KCK Yürütme Konseyi Eşbaşkanı Bese Hozat, Paris Katliamı’nın birinci yıldönümünde Fırat Haber Ajansı’na verdiği mülakatta “Türkiye’de resmi devletin dışında bir de oluşan paralel devletler vardır. Mesela Fethulah Gülen cemaati paralel bir devlettir. İsrail lobisi, yine milliyetçi Ermeni ve Rum lobileri birer paralel devlettir” dedi.
KCK Yürütme Konseyi Eşbaşkanı Bese Hozat’ın açıklamasının ilgili bölümü şöyle:
“Türkiye’de resmi devletin dışında bir de oluşan paralel devletler vardır. Mesela Fethullah Gülen cemaati paralel bir devlettir. İsrail lobisi, yine milliyetçi Ermeni ve Rum lobileri paralel birer devlettir. Paralel devletlerin birbiriyle ortaklaştığı ciddi bir çıkar ilişkisi vardır. Paralel devletlerin resmi bir hukukları, anayasaları yoktur. Görünürde resmiyete kavuşmuş bir orduları da yoktur ama resmi olandan daha güçlü ve örgütlü bir güce sahiptirler. Özel Harp Dairesi ve JİTEM gibi güçler paralel devletin vurucu güçleridir, şimdi buna resmi kimlikli emniyet, polis ve yargı güçleri de eklenmiştir. Bunların bağlı kaldıkları hiçbir hukuk ve kural yoktur. Tüm savaş kurallarını kendileri belirleyip uyguluyorlar, kimseye de bir hesap vermiyorlar. Paralel devletin korkunçluğu esas burada ortaya çıkıyor. Paralel devlet Gladyo devletidir, NATO destekli cemaatin ve lobilerin illegal devlet örgütlenmesidir. Asıl amacı, Türkiye’nin demokratikleşmesini engellemektir.”
Hozat'ın açılamasını AGOS gazetesine değerlendiren Radikal gazetesi yazarı Yetvart Danzikyan, "Bese Hozat’ın ifadelerine hayli benzer ifadeleri Abdullah Öcalan’ın Milliyet gazetesine sızan görüşme kayıtlarında görmüştük. O zaman Ermeni cemaati ve toplumda konuya duyarlı kesimler bu ifadeleri eleştirmişler, devletin klasik söylemiyle hayli benzerlik taşıdığına dikkat çekmişlerdi. Aradan aylar geçtikten sonra benzer ifadelerle bir kez daha karşılaşmak şaşırtıcı ve can sıkıcı. Demek ki bütün o lafları havaya etmişiz" dedi.

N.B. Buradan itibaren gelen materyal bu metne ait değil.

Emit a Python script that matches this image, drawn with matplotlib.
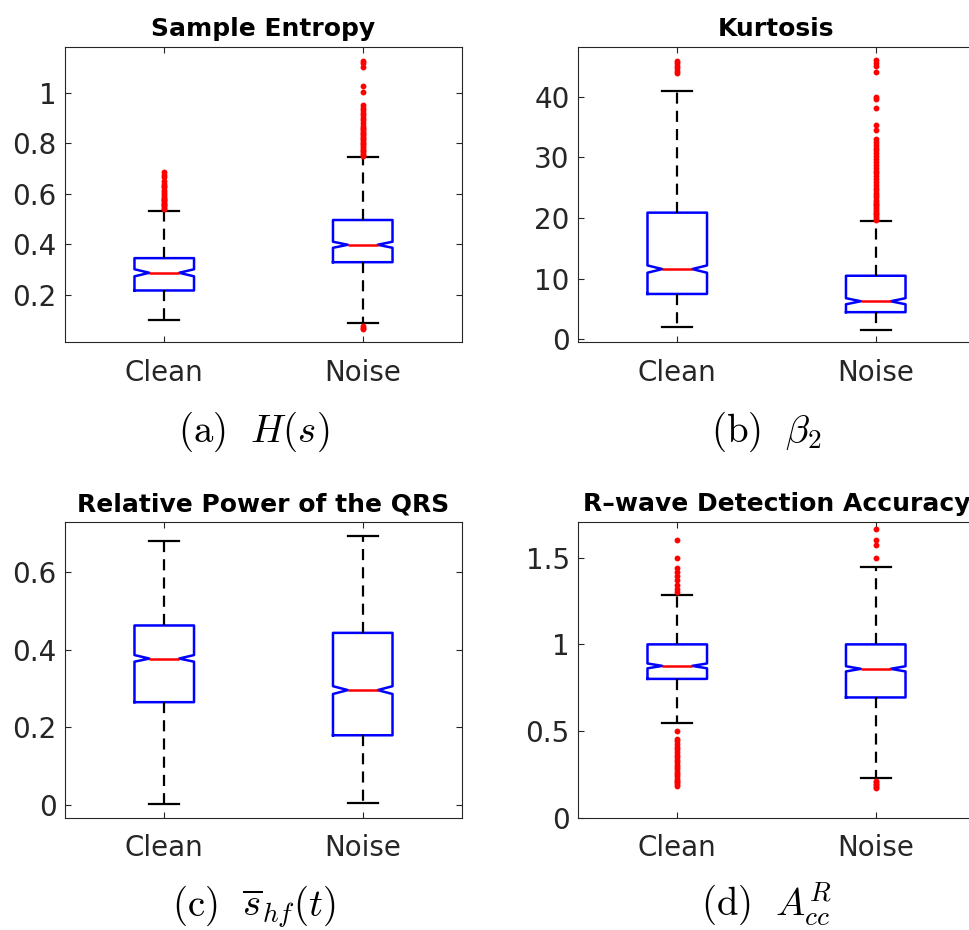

Danzikyan'ın değerlendirmesi şöyle:
"Bese Hozat’ın ifadelerine hayli benzer ifadeleri Abdullah Öcalan’ın Milliyet gazetesine sızan görüşme kayıtlarında görmüştük. O zaman Ermeni cemaati ve toplumda konuya duyarlı kesimler bu ifadeleri eleştirmişler, devletin klasik söylemiyle hayli benzerlik taşıdığına dikkat çekmişlerdi. Hatta ben de o zamanlar konuyla ilgili olarak Radikal gazetesinin internet sitesinde bir yazı yazmıştım. Aradan aylar geçtikten sonra benzer ifadelerle bir kez daha karşılaşmak şaşırtıcı ve can sıkıcı. Demek ki bütün o lafları havaya etmişiz. Açıkçası artık ben şunu bekliyorum. Madem Ermeni ve Rum lobisi de bu ‘paralel devlet’ ile birlikte hareket ediyor (ki açıklamalarda bu zincir NATO ve Gladio’ya kadar uzanıyor) ve bu böyle açıkça konuşulabiliyor biraz daha ayrıntı bekliyoruz. Elde ne tür bilgi ve belge var, paylaşırlarsa seviniriz. Zira hayli ağır suçlamalar söz konusu. Yok, eğer bu bir kanaat olarak söyleniyorsa toplumun bir kesiminde var olan Ermeni nefretini artırmaktan başka bir işe yaramayacaktır maalesef. Toplumda belirleyici olan güçler arasındaki her türlü kavgada dönüp dolaşıp azınlıkların masaya sürülmesi umutsuzluk yaratıyor doğrusu."